To increase communication between the student body and elected officials, the Student Government Association at Texas A&M University-San Antonio will host the inaugural State of the Student Body Address 1-3 p.m. Feb. 18 in the Vista Room on the fourth floor of the Central Academic Building.
“It really helps create a really credible background for your SGA,” SGA Vice President Martin Calderon said. “That’s the opportunity for us to actually show students that we’re out here actually creating change for you.”
Calderon says officers were inspired to host the address after attending the annual Conference on Student Government Associations. Texas A&M University-College Station hosts the conference in Houston.
Calderon is spearheading the effort to host the address and plans to set up a committee to organize the event next year.
The address will have a panel of two to three SGA officers; one confirmed panelist is SGA President La-Tieka Sims. During the address, the panel will discuss concerns from students.
“Parking is a hot topic right now,” Calderon said. “People don’t like parking in Lot 3. It’s too far. Some students even make the argument that they don’t understand why they have to pay for parking when they pay to come to the university.”
During the State of the Union Address, in Washington, D.C., elected officials comment on various state affairs. The state of the student body address is planned to be held annually at the middle of SGA officer terms much like it’s national counterpart.
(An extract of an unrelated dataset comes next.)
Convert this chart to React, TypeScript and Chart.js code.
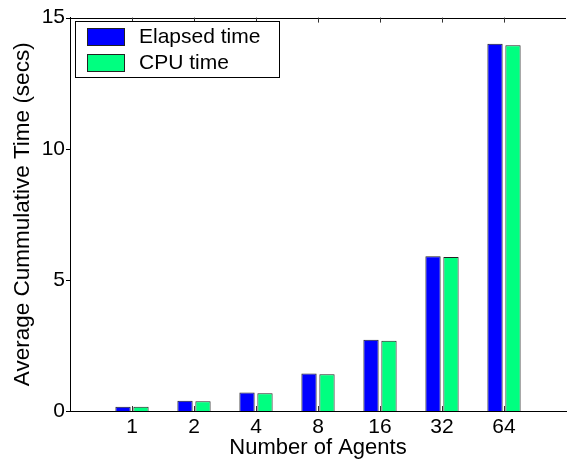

“This is going to be a huge exchange of information,” Calderon said. “A lot of people will learn a lot of things they didn’t know before. Especially university resources, that’s one of the points we’ll be hitting on.”
The event will be in a Q&A format in which attendees can ask panelists questions accompanied by a moderator who may also ask questions and facilitate conversation. Calderon says that he expects the panelists to face tough questions from students regarding various issues.
“We’re all expecting those tough questions to be answered,” Calderon said. “We’re elected officials, most of us appointed, but regardless we’re held accountable to the student body.”